Greenfield got into coffee while he was an undergrad. While working in the shipping department at Dillanos, he sat in on cuppings, eventually learning to roast. After college, he pulled shots at Seattle’s Trabant (which is now his largest wholesale client) and Caffè Fiore.
QED started as a wholesale side gig, with Greenfield roasting out of his garage in West Seattle while working three other jobs. He kept the operation quiet and slowly began to build a few word-of-mouth wholesale clients. Soon a neighbor offered to invest in and manage the business side of the project.
After finding the right location, QED’s cafe buildout took seven weeks. Greenfield had spent time doing kitchen remodels and building houses with his dad, a general contractor, and was able to take on a lot of the work himself. His father lives locally and would often spend a few hours after work each day helping his son build the small space, starting with refurbishing the wood floors and working up.

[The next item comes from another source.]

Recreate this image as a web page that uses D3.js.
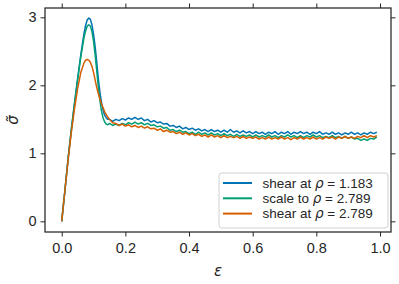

QED keeps pounds of coffee and drinks affordable and caters to the neighborhood’s demand, even if that means making sacrifices to a purist’s drink menu. “There’s a spectrum of what I want to do and what the general population that has money wants me to do,” Greenfield says. For example, he decided to put Italian sodas on the menu–sacrilege in some places, but an unapologetically tasty treat here.
Another priority for QED is service, which Greenfield says can be lacking in Seattle coffee, “especially with some of the stalwarts in town.” He went on: “They’ve lost sight of the fact that these are our customers, and they have options. It’s really easy to be nice to people.”
When he’s not putting in one of eight shifts a week behind the bar, Greenfield is running deliveries and roasting offsite on a Diedrich IR-7. He likes that it uses about 30 percent of the fuel of a traditional roaster. The air that goes through the roasting drum is significantly more free of unburned fuel, which Greenfield says produces greater flavor clarity. QED’s espresso blend and two single origins are refreshed monthly.
QED’s espresso profile has been the same for the past year, but “for all the variables with coffee”—from processing varieties to soil variance at origin—Greenfield says he’s always tinkering with the blend and anticipating changes. “We can use all of our scientific tools and knowledge to get the best product, but I have a hard time when people think that there is a yes and no,” Greenfield says. And so he reveals himself as the mathematician, trained in absolutes, made humble in the face of coffee’s ever-shifting parameters. “It all comes back to doing things intentionally. We need to continue to learn. If you’re not learning and getting better then you’re moving backwards.”